Your objective - Pull out every line below that holds the word "picture".

══════════

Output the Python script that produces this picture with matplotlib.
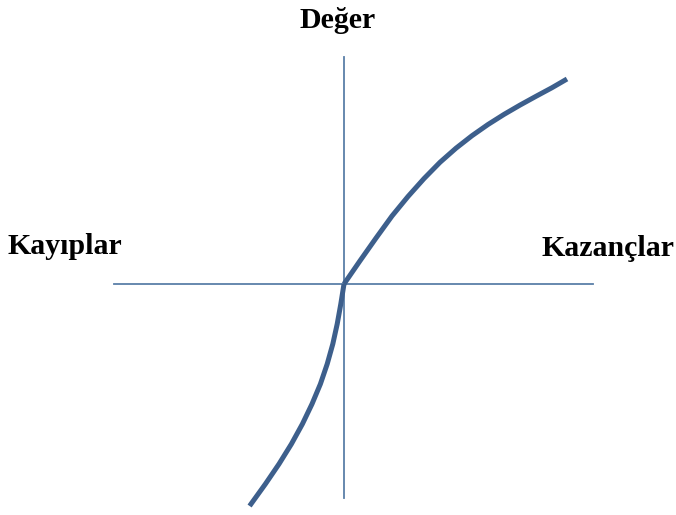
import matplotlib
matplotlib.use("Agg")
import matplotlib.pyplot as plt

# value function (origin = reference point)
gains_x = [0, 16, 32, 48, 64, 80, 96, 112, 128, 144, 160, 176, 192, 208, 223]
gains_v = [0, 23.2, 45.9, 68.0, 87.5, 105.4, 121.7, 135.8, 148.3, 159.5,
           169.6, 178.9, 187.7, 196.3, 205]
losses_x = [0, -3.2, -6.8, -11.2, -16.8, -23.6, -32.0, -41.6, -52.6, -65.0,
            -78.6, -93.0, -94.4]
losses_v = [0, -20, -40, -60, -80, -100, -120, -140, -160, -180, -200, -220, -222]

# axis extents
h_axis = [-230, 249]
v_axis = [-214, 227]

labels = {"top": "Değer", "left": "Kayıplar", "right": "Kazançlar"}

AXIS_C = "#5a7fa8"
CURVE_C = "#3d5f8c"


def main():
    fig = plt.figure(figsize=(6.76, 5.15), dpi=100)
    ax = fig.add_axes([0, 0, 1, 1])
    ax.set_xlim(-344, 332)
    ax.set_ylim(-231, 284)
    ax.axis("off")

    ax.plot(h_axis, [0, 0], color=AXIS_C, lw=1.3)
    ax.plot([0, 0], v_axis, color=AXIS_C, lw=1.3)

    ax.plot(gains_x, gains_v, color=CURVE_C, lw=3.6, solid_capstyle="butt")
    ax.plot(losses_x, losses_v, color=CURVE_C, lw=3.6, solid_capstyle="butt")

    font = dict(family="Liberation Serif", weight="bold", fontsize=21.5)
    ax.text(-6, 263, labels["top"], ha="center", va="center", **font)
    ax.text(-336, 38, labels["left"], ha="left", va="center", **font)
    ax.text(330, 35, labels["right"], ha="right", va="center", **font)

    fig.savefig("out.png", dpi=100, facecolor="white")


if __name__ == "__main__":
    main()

══════════

Exercise response -
Output the Python script that produces this picture with matplotlib.

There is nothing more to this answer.